**Supplied information**
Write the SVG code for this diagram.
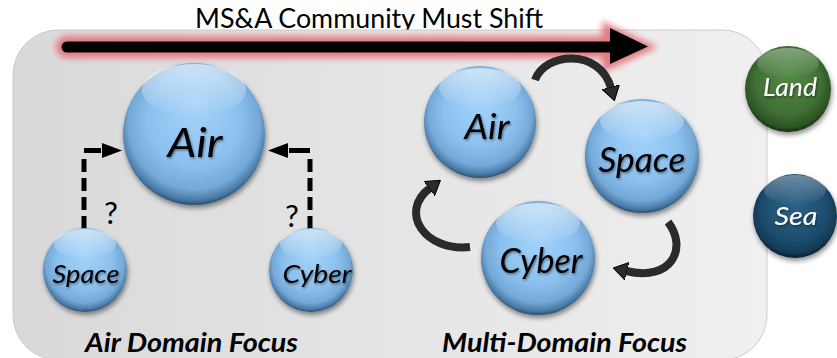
<svg xmlns="http://www.w3.org/2000/svg" width="837" height="358" viewBox="0 0 837 358">
  <defs>
    <linearGradient id="bg" x1="0" y1="0" x2="1" y2="0">
      <stop offset="0" stop-color="#d9d9d9"/>
      <stop offset="1" stop-color="#f0f0f0"/>
    </linearGradient>
    <radialGradient id="blue" cx="0.5" cy="0.45" r="0.55" fx="0.5" fy="0.32">
      <stop offset="0" stop-color="#a4d3fa"/>
      <stop offset="0.6" stop-color="#8bc0ee"/>
      <stop offset="0.84" stop-color="#74a8d6"/>
      <stop offset="0.95" stop-color="#4a7aa6"/>
      <stop offset="1" stop-color="#2b4f70"/>
    </radialGradient>
    <radialGradient id="green" cx="0.5" cy="0.45" r="0.55" fx="0.5" fy="0.32">
      <stop offset="0" stop-color="#558a46"/>
      <stop offset="0.7" stop-color="#3f6f34"/>
      <stop offset="0.92" stop-color="#2c5324"/>
      <stop offset="1" stop-color="#152b11"/>
    </radialGradient>
    <radialGradient id="navy" cx="0.5" cy="0.45" r="0.55" fx="0.5" fy="0.32">
      <stop offset="0" stop-color="#2c6387"/>
      <stop offset="0.7" stop-color="#1d4d6e"/>
      <stop offset="0.92" stop-color="#133a55"/>
      <stop offset="1" stop-color="#081c2a"/>
    </radialGradient>
    <linearGradient id="gloss" x1="0" y1="0" x2="0" y2="1">
      <stop offset="0" stop-color="#ffffff" stop-opacity="0.6"/>
      <stop offset="1" stop-color="#ffffff" stop-opacity="0"/>
    </linearGradient>
    <filter id="shadow" x="-30%" y="-30%" width="160%" height="170%">
      <feDropShadow dx="1" dy="3" stdDeviation="2.5" flood-color="#000" flood-opacity="0.45"/>
    </filter>
    <filter id="tshadow" x="-10%" y="-20%" width="130%" height="150%">
      <feDropShadow dx="1" dy="1.5" stdDeviation="1" flood-color="#000" flood-opacity="0.45"/>
    </filter>
    <filter id="glow" x="-10%" y="-100%" width="120%" height="300%">
      <feGaussianBlur stdDeviation="3"/>
    </filter>
    <marker id="curveHead" markerUnits="userSpaceOnUse" viewBox="0 0 14 18" markerWidth="14" markerHeight="18" refX="1" refY="9" orient="auto">
      <path d="M0,0 L14,9 L0,18 z" fill="#2a2a2a" stroke="#000" stroke-width="1"/>
    </marker>
    <style>
      .bub { filter: url(#shadow); }
      .blue { fill: url(#blue); }
      .gl { fill: url(#gloss); }
      .lbl { font-family: Lato, "Liberation Sans", sans-serif; font-style: italic; text-anchor: middle; filter: url(#tshadow); }
      .dark { fill: #000; }
      .light { fill: #fff; }
      .cap { font-family: Lato, "Liberation Sans", sans-serif; font-style: italic; font-weight: bold; font-size: 27px; text-anchor: middle; fill: #000; }
      .q { font-family: Lato, "Liberation Sans", sans-serif; font-size: 31px; text-anchor: middle; fill: #000; }
      .dash { fill: none; stroke: #000; stroke-width: 5; stroke-dasharray: 13 6; }
      .solid { fill: none; stroke: #000; stroke-width: 5; }
      .curve { fill: none; stroke: #2a2a2a; stroke-width: 8; marker-end: url(#curveHead); }
    </style>
  </defs>

  <text x="369" y="28" font-family="Lato, 'Liberation Sans', sans-serif" font-size="26" fill="#000" text-anchor="middle" textLength="348" lengthAdjust="spacingAndGlyphs">MS&amp;A Community Must Shift</text>

  <rect x="13" y="30" width="754" height="330" rx="45" ry="45" fill="url(#bg)" stroke="#cccccc" stroke-width="1"/>

  <g id="shift-arrow">
    <g filter="url(#glow)" opacity="0.9">
      <path d="M67 47 H612" stroke="#e56f78" stroke-width="22" stroke-linecap="round" fill="none"/>
      <path d="M602 21 L658 47 L602 73 z" fill="#e56f78"/>
    </g>
    <path d="M67 47 H614" stroke="#000" stroke-width="11" stroke-linecap="round" fill="none"/>
    <path d="M610 28 L648 46.5 L610 64 z" fill="#000"/>
  </g>

  <g id="connectors">
    <path class="dash" d="M84 229 V157"/>
    <path class="solid" d="M84 150.5 H101"/>
    <path d="M102 143 L122 150.5 L102 158 z" fill="#000"/>
    <path class="dash" d="M310 229 V157"/>
    <path class="solid" d="M310 150.5 H289"/>
    <path d="M288 143 L268 150.5 L288 158 z" fill="#000"/>
    <text class="q" x="111" y="224">?</text>
    <text class="q" x="292" y="227">?</text>
    <path class="curve" d="M535 80 C545 52, 600 48, 611 88"/>
    <path class="curve" d="M668 222 C688 248, 672 282, 626 271"/>
    <path class="curve" d="M470 247 C425 252, 398 212, 430 188"/>
  </g>

  <g id="air-left">
    <circle class="bub blue" cx="194" cy="134" r="71"/>
    <ellipse class="gl" cx="194" cy="90" rx="52" ry="26"/>
    <text class="lbl dark" x="195" y="157" font-size="40" textLength="55" lengthAdjust="spacingAndGlyphs">Air</text>
  </g>
  <g id="space-left">
    <circle class="bub blue" cx="85" cy="270" r="42"/>
    <ellipse class="gl" cx="85" cy="244" rx="31" ry="15"/>
    <text class="lbl dark" x="86" y="283" font-size="26" textLength="67" lengthAdjust="spacingAndGlyphs">Space</text>
  </g>
  <g id="cyber-left">
    <circle class="bub blue" cx="311" cy="270" r="42"/>
    <ellipse class="gl" cx="311" cy="244" rx="31" ry="15"/>
    <text class="lbl dark" x="317" y="283" font-size="26" textLength="69" lengthAdjust="spacingAndGlyphs">Cyber</text>
  </g>

  <g id="air-right">
    <circle class="bub blue" cx="480" cy="122" r="56"/>
    <ellipse class="gl" cx="480" cy="88" rx="41" ry="20"/>
    <text class="lbl dark" x="487" y="139" font-size="35" textLength="45" lengthAdjust="spacingAndGlyphs">Air</text>
  </g>
  <g id="space-right">
    <circle class="bub blue" cx="642" cy="156" r="57"/>
    <ellipse class="gl" cx="642" cy="121" rx="42" ry="20"/>
    <text class="lbl dark" x="642" y="172" font-size="34" textLength="87" lengthAdjust="spacingAndGlyphs">Space</text>
  </g>
  <g id="cyber-right">
    <circle class="bub blue" cx="538" cy="258" r="57"/>
    <ellipse class="gl" cx="538" cy="223" rx="42" ry="20"/>
    <text class="lbl dark" x="541" y="273" font-size="34" textLength="83" lengthAdjust="spacingAndGlyphs">Cyber</text>
  </g>

  <g id="land">
    <circle class="bub" fill="url(#green)" cx="788" cy="89" r="43"/>
    <ellipse class="gl" cx="788" cy="63" rx="31" ry="15" opacity="0.6"/>
    <text class="lbl light" x="790" y="96" font-size="25" textLength="54" lengthAdjust="spacingAndGlyphs">Land</text>
  </g>
  <g id="sea">
    <circle class="bub" fill="url(#navy)" cx="795" cy="216" r="42"/>
    <ellipse class="gl" cx="795" cy="190" rx="31" ry="15" opacity="0.6"/>
    <text class="lbl light" x="796" y="225" font-size="25" textLength="43" lengthAdjust="spacingAndGlyphs">Sea</text>
  </g>

  <g id="captions">
    <text class="cap" x="191.5" y="352" textLength="213" lengthAdjust="spacingAndGlyphs">Air Domain Focus</text>
    <text class="cap" x="564.5" y="352" textLength="245" lengthAdjust="spacingAndGlyphs">Multi-Domain Focus</text>
  </g>
</svg>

**Task objective**
Set down all the data again exactly as above, pictures excluded.

**Complete output**
Write the SVG code for this diagram.
<svg xmlns="http://www.w3.org/2000/svg" width="837" height="358" viewBox="0 0 837 358">
  <defs>
    <linearGradient id="bg" x1="0" y1="0" x2="1" y2="0">
      <stop offset="0" stop-color="#d9d9d9"/>
      <stop offset="1" stop-color="#f0f0f0"/>
    </linearGradient>
    <radialGradient id="blue" cx="0.5" cy="0.45" r="0.55" fx="0.5" fy="0.32">
      <stop offset="0" stop-color="#a4d3fa"/>
      <stop offset="0.6" stop-color="#8bc0ee"/>
      <stop offset="0.84" stop-color="#74a8d6"/>
      <stop offset="0.95" stop-color="#4a7aa6"/>
      <stop offset="1" stop-color="#2b4f70"/>
    </radialGradient>
    <radialGradient id="green" cx="0.5" cy="0.45" r="0.55" fx="0.5" fy="0.32">
      <stop offset="0" stop-color="#558a46"/>
      <stop offset="0.7" stop-color="#3f6f34"/>
      <stop offset="0.92" stop-color="#2c5324"/>
      <stop offset="1" stop-color="#152b11"/>
    </radialGradient>
    <radialGradient id="navy" cx="0.5" cy="0.45" r="0.55" fx="0.5" fy="0.32">
      <stop offset="0" stop-color="#2c6387"/>
      <stop offset="0.7" stop-color="#1d4d6e"/>
      <stop offset="0.92" stop-color="#133a55"/>
      <stop offset="1" stop-color="#081c2a"/>
    </radialGradient>
    <linearGradient id="gloss" x1="0" y1="0" x2="0" y2="1">
      <stop offset="0" stop-color="#ffffff" stop-opacity="0.6"/>
      <stop offset="1" stop-color="#ffffff" stop-opacity="0"/>
    </linearGradient>
    <filter id="shadow" x="-30%" y="-30%" width="160%" height="170%">
      <feDropShadow dx="1" dy="3" stdDeviation="2.5" flood-color="#000" flood-opacity="0.45"/>
    </filter>
    <filter id="tshadow" x="-10%" y="-20%" width="130%" height="150%">
      <feDropShadow dx="1" dy="1.5" stdDeviation="1" flood-color="#000" flood-opacity="0.45"/>
    </filter>
    <filter id="glow" x="-10%" y="-100%" width="120%" height="300%">
      <feGaussianBlur stdDeviation="3"/>
    </filter>
    <marker id="curveHead" markerUnits="userSpaceOnUse" viewBox="0 0 14 18" markerWidth="14" markerHeight="18" refX="1" refY="9" orient="auto">
      <path d="M0,0 L14,9 L0,18 z" fill="#2a2a2a" stroke="#000" stroke-width="1"/>
    </marker>
    <style>
      .bub { filter: url(#shadow); }
      .blue { fill: url(#blue); }
      .gl { fill: url(#gloss); }
      .lbl { font-family: Lato, "Liberation Sans", sans-serif; font-style: italic; text-anchor: middle; filter: url(#tshadow); }
      .dark { fill: #000; }
      .light { fill: #fff; }
      .cap { font-family: Lato, "Liberation Sans", sans-serif; font-style: italic; font-weight: bold; font-size: 27px; text-anchor: middle; fill: #000; }
      .q { font-family: Lato, "Liberation Sans", sans-serif; font-size: 31px; text-anchor: middle; fill: #000; }
      .dash { fill: none; stroke: #000; stroke-width: 5; stroke-dasharray: 13 6; }
      .solid { fill: none; stroke: #000; stroke-width: 5; }
      .curve { fill: none; stroke: #2a2a2a; stroke-width: 8; marker-end: url(#curveHead); }
    </style>
  </defs>

  <text x="369" y="28" font-family="Lato, 'Liberation Sans', sans-serif" font-size="26" fill="#000" text-anchor="middle" textLength="348" lengthAdjust="spacingAndGlyphs">MS&amp;A Community Must Shift</text>

  <rect x="13" y="30" width="754" height="330" rx="45" ry="45" fill="url(#bg)" stroke="#cccccc" stroke-width="1"/>

  <g id="shift-arrow">
    <g filter="url(#glow)" opacity="0.9">
      <path d="M67 47 H612" stroke="#e56f78" stroke-width="22" stroke-linecap="round" fill="none"/>
      <path d="M602 21 L658 47 L602 73 z" fill="#e56f78"/>
    </g>
    <path d="M67 47 H614" stroke="#000" stroke-width="11" stroke-linecap="round" fill="none"/>
    <path d="M610 28 L648 46.5 L610 64 z" fill="#000"/>
  </g>

  <g id="connectors">
    <path class="dash" d="M84 229 V157"/>
    <path class="solid" d="M84 150.5 H101"/>
    <path d="M102 143 L122 150.5 L102 158 z" fill="#000"/>
    <path class="dash" d="M310 229 V157"/>
    <path class="solid" d="M310 150.5 H289"/>
    <path d="M288 143 L268 150.5 L288 158 z" fill="#000"/>
    <text class="q" x="111" y="224">?</text>
    <text class="q" x="292" y="227">?</text>
    <path class="curve" d="M535 80 C545 52, 600 48, 611 88"/>
    <path class="curve" d="M668 222 C688 248, 672 282, 626 271"/>
    <path class="curve" d="M470 247 C425 252, 398 212, 430 188"/>
  </g>

  <g id="air-left">
    <circle class="bub blue" cx="194" cy="134" r="71"/>
    <ellipse class="gl" cx="194" cy="90" rx="52" ry="26"/>
    <text class="lbl dark" x="195" y="157" font-size="40" textLength="55" lengthAdjust="spacingAndGlyphs">Air</text>
  </g>
  <g id="space-left">
    <circle class="bub blue" cx="85" cy="270" r="42"/>
    <ellipse class="gl" cx="85" cy="244" rx="31" ry="15"/>
    <text class="lbl dark" x="86" y="283" font-size="26" textLength="67" lengthAdjust="spacingAndGlyphs">Space</text>
  </g>
  <g id="cyber-left">
    <circle class="bub blue" cx="311" cy="270" r="42"/>
    <ellipse class="gl" cx="311" cy="244" rx="31" ry="15"/>
    <text class="lbl dark" x="317" y="283" font-size="26" textLength="69" lengthAdjust="spacingAndGlyphs">Cyber</text>
  </g>

  <g id="air-right">
    <circle class="bub blue" cx="480" cy="122" r="56"/>
    <ellipse class="gl" cx="480" cy="88" rx="41" ry="20"/>
    <text class="lbl dark" x="487" y="139" font-size="35" textLength="45" lengthAdjust="spacingAndGlyphs">Air</text>
  </g>
  <g id="space-right">
    <circle class="bub blue" cx="642" cy="156" r="57"/>
    <ellipse class="gl" cx="642" cy="121" rx="42" ry="20"/>
    <text class="lbl dark" x="642" y="172" font-size="34" textLength="87" lengthAdjust="spacingAndGlyphs">Space</text>
  </g>
  <g id="cyber-right">
    <circle class="bub blue" cx="538" cy="258" r="57"/>
    <ellipse class="gl" cx="538" cy="223" rx="42" ry="20"/>
    <text class="lbl dark" x="541" y="273" font-size="34" textLength="83" lengthAdjust="spacingAndGlyphs">Cyber</text>
  </g>

  <g id="land">
    <circle class="bub" fill="url(#green)" cx="788" cy="89" r="43"/>
    <ellipse class="gl" cx="788" cy="63" rx="31" ry="15" opacity="0.6"/>
    <text class="lbl light" x="790" y="96" font-size="25" textLength="54" lengthAdjust="spacingAndGlyphs">Land</text>
  </g>
  <g id="sea">
    <circle class="bub" fill="url(#navy)" cx="795" cy="216" r="42"/>
    <ellipse class="gl" cx="795" cy="190" rx="31" ry="15" opacity="0.6"/>
    <text class="lbl light" x="796" y="225" font-size="25" textLength="43" lengthAdjust="spacingAndGlyphs">Sea</text>
  </g>

  <g id="captions">
    <text class="cap" x="191.5" y="352" textLength="213" lengthAdjust="spacingAndGlyphs">Air Domain Focus</text>
    <text class="cap" x="564.5" y="352" textLength="245" lengthAdjust="spacingAndGlyphs">Multi-Domain Focus</text>
  </g>
</svg>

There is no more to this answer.